Print Journalism Just Read its Own Obit and Got Angry – In Yiddish
Ever longer grows the list of newspapers whose print editions are closed, closing or in imminent danger. But while the chances of getting newsprint on your fingers from any of the Rocky Mountain News, New Haven Register, Philadelphia Inquirer, New York Daily News, Minneapolis Star Tribune, the San Francisco Chronicle, the Seattle Post Intelligencer, Tucson Citizen, the Miami Herald and the Christian Science Monitor may be fading, that’s not true of all newspapers.
And, most surprisingly, not true of a Yiddish newspaper. Started in January 2006 as a sister newspaper to the Forward and the Forverts, the monthly Vayter appeals to those who want to learn the language at an adult level. Whereas “Forverts” is a Yiddishization of a German word for “forward” that seemed avant-garde in 1897, Vayter is the real thing — a Yiddish word for “further.”

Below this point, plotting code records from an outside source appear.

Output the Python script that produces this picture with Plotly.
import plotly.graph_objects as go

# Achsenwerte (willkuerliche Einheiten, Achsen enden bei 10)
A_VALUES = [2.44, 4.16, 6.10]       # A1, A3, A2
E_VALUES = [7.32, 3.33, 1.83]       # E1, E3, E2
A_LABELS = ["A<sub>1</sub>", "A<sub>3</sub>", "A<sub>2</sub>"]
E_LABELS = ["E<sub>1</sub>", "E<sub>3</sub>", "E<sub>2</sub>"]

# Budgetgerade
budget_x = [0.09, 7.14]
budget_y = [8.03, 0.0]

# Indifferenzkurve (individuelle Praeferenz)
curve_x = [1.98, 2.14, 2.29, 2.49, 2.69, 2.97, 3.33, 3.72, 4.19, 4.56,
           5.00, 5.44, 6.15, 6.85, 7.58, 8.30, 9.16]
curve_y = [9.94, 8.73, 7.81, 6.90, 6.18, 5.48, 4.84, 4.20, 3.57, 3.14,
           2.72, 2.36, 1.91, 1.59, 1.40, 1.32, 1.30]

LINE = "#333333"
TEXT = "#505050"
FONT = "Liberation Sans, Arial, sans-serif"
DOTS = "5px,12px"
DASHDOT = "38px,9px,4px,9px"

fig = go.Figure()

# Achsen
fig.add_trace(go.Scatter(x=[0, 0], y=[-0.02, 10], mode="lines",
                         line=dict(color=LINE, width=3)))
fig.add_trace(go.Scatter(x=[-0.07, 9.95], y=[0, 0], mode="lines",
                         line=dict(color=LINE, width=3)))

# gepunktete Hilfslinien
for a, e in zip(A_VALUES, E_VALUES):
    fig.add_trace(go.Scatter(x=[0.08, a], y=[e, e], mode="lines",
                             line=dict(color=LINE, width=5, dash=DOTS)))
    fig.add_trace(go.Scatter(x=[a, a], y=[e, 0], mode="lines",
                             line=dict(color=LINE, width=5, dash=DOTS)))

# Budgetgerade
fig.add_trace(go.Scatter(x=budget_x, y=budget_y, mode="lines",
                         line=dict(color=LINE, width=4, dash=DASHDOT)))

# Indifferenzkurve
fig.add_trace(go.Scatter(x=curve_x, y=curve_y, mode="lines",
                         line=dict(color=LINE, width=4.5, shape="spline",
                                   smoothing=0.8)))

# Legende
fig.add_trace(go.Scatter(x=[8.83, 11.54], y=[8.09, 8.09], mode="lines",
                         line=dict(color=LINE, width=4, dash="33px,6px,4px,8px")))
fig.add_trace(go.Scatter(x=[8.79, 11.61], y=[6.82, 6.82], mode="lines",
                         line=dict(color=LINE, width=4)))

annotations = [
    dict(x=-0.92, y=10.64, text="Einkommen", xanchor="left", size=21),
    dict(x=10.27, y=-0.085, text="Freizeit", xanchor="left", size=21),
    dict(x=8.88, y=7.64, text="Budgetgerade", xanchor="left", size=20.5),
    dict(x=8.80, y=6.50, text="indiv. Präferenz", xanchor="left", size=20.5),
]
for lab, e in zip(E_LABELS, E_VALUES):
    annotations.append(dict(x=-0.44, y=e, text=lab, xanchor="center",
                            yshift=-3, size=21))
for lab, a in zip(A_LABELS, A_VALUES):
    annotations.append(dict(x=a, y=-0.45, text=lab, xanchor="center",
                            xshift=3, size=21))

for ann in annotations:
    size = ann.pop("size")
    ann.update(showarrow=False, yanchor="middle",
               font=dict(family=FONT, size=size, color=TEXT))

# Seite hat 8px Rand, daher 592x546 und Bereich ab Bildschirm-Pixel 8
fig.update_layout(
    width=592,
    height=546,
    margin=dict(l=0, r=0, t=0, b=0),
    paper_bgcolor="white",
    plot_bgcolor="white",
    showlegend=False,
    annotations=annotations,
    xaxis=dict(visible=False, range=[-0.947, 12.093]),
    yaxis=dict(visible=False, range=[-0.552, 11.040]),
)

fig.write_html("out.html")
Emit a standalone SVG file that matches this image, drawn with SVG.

Originally with a circulation of 1500 it has almost doubled its run numerically and has broadened its reach to such far-flung enclaves of Yiddish speakers and would-be Yiddish speakers as Australia and Finland. It also can be read – and heard! – on the internet. Although not large in absolute figures, the numbers buck the trend. This is testament to the burgeoning of Yiddish as a university language, a fact also reflected in Vayter’s nine-month publication schedule.
It is the monthly creation of Boris Sandler (editor of the Forverts) and Gennady Estraikh (professor of Yiddish studies at NYU) who have seen it spread to most countries that ever had a Yiddish population and to some that never did, until now. Estraikh told us that the success came as no surprise to him: “As a student of history of the Forverts I know that the newspaper used to publish additional periodicals, such as Tsayt-gayst and Veker, targeting various groups of its potential readership. Like them Vayter has found its niche — as an interface between language textbooks and ‘real’ books.”
Of course his interest is not impartial: “We hope that this nursery will also train new Forverts readers. Apart from fluency in Yiddish, Forverts readers have to know at least some basics of Yiddish-related history. So we combine two things: develop our readers’ language skills and, at the same, educate them.” In that vein the next issue talks about Yiddish in New York and on the early history of the NY Yiddish daily Der Tog (Day), 1914-1973.
Long may it continue or, as the Vayter might say “lomir geyn vayter”— “let’s go further ahead!”